American Airlines to install wireless check-in devices
Fort Worth, Texas-based American Airlines Inc. plans by year's end to roll out a mobile check-in service aimed at speeding up the boarding of flights at the three busiest airports in which it operates -- O'Hare in Chicago, LaGuardia in New York and Dallas/Fort Worth.
The installation plans, which were announced last week, follow a successful test of the wireless check-in system at San Jose International Airport. American officials said the airline, which is the third in the U.S. to install such a system, expects to expand the mobile service to at least 22 additional airports next year.
Jointly developed by Fort Worth-based Sabre Holdings Corp. and Holtsville, N.Y.-based Symbol Technologies Inc., the Roving Agent technology will provide American's check-in agents with handheld computers that can connect to Sabre's computerized reservations system via wireless LANs that will be installed at each of the airports offering the new service.
The terminal agents will be able to "bust" lines by using the handheld PCs to issue
bar-coded boarding passes to passengers waiting to board flights. American is the second airline to sign on with Sabre to use Roving Agent, joining the smaller Indianapolis-based American Trans Air Inc. In addition, St. Paul, Minn.-based Northwest Airlines Corp. last summer began using similar technology that it developed internally.
Roving Agent is different from a more advanced wireless check-in system, announced last month, that lets airlines send boarding-pass images directly to the Web-enabled phones of travelers. Mike Anderson, Sabre's director of product development for passenger services, said the handheld devices used as part of Roving Agent are basically personal digital assistants equipped with scanners.

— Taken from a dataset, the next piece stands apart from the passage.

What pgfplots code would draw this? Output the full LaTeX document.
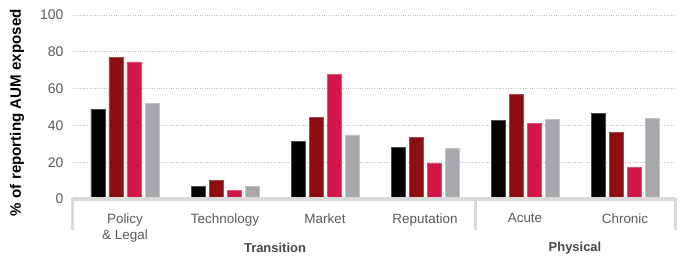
\documentclass[border=0pt]{standalone}
\usepackage{fontspec}
\setmainfont{Liberation Sans}
\usepackage{pgfplots}
\pgfplotsset{compat=1.18}
\definecolor{cblack}{HTML}{000000}
\definecolor{cdred}{HTML}{8B0E12}
\definecolor{cpink}{HTML}{D31547}
\definecolor{cgray}{HTML}{A7A8AB}
\definecolor{axgray}{HTML}{D9D9D9}
\definecolor{txtgray}{HTML}{5A5A5A}
\begin{document}
\begin{tikzpicture}
\begin{axis}[
  at={(0,0)}, anchor=south west,
  scale only axis,
  width=602bp, height=184bp,
  xmin=-0.52, xmax=5.5,
  ymin=0, ymax=100,
  ybar, bar width=14bp,
  axis line style={draw=none},
  ytick={0,20,...,100},
  ymajorgrids,
  grid style={dotted, draw=black!25, line width=0.6pt},
  major tick length=0pt,
  xtick={0,1,2,3,4,5},
  xticklabels={{Policy\\\& Legal},Technology,Market,Reputation,Acute,Chronic},
  xticklabel style={align=center, font=\fontsize{13.5}{16}\selectfont, text=txtgray, yshift=-11bp},
  yticklabel style={font=\fontsize{14}{16}\selectfont, text=txtgray, xshift=-6bp},
  /pgf/number format/assume math mode=true,
  ylabel={\textbf{\% of reporting AUM exposed}},
  ylabel style={font=\fontsize{15.2}{17}\selectfont, at={(axis description cs:-0.093,0.47)}, anchor=center},
  clip=false,
]
\addplot[fill=cblack, draw=black!70, line width=0.6pt, bar shift=-27bp] coordinates {(0,48.7) (1,6.7) (2,31.5) (3,27.9) (4,42.9) (5,46.6)};
\addplot[fill=cdred, draw=cdred!75!white, line width=0.6pt, bar shift=-9bp] coordinates {(0,76.8) (1,10.3) (2,44.4) (3,33.5) (4,56.9) (5,36.2)};
\addplot[fill=cpink, draw=cpink!75!white, line width=0.6pt, bar shift=9bp] coordinates {(0,74.5) (1,4.7) (2,67.9) (3,19.4) (4,40.9) (5,17.0)};
\addplot[fill=cgray, draw=cgray!70!white, line width=0.6pt, bar shift=27bp] coordinates {(0,51.8) (1,6.7) (2,34.8) (3,27.3) (4,43.3) (5,43.9)};
\draw[axgray, line width=3bp] (axis cs:-0.52,0) -- (axis cs:5.5,0);
\draw[axgray, line width=3bp] ([yshift=1.5bp]axis cs:-0.52,0) -- ([yshift=-31bp]axis cs:-0.52,0);
\draw[axgray, line width=3bp] ([yshift=1.5bp]axis cs:3.5,0) -- ([yshift=-31bp]axis cs:3.5,0);
\draw[axgray, line width=3bp] ([yshift=1.5bp]axis cs:5.5,0) -- ([yshift=-31bp]axis cs:5.5,0);
\node[font=\bfseries\fontsize{13}{15}\selectfont, text=txtgray!80!black] at ([yshift=-49bp]axis cs:1.5,0) {Transition};
\node[font=\bfseries\fontsize{13}{15}\selectfont, text=txtgray!80!black] at ([yshift=-49bp]axis cs:4.5,0) {Physical};
\end{axis}
\pgfresetboundingbox
\path (-73bp,-57bp) rectangle (611bp,199bp);
\end{tikzpicture}
\end{document}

The American Airlines agents who use the technology won't sell tickets or handle large amounts of baggage as part of the initial rollout, but they will be to check in ticketed passengers with carry-on luggage. Roving Agent was designed to work with Sabre-designed automated check-in systems, but it can be adapted for use by other airlines, Anderson said.
The technology is similar to the devices used by rental-car companies to process customers who are returning vehicles. Anderson said the tricky part of adapting the devices to airlines was in making the handhelds work in real time with the often-convoluted ticketing systems of the air traffic world. Sabre also envisions extending the wireless system to cruise lines and shuttle buses, Anderson added.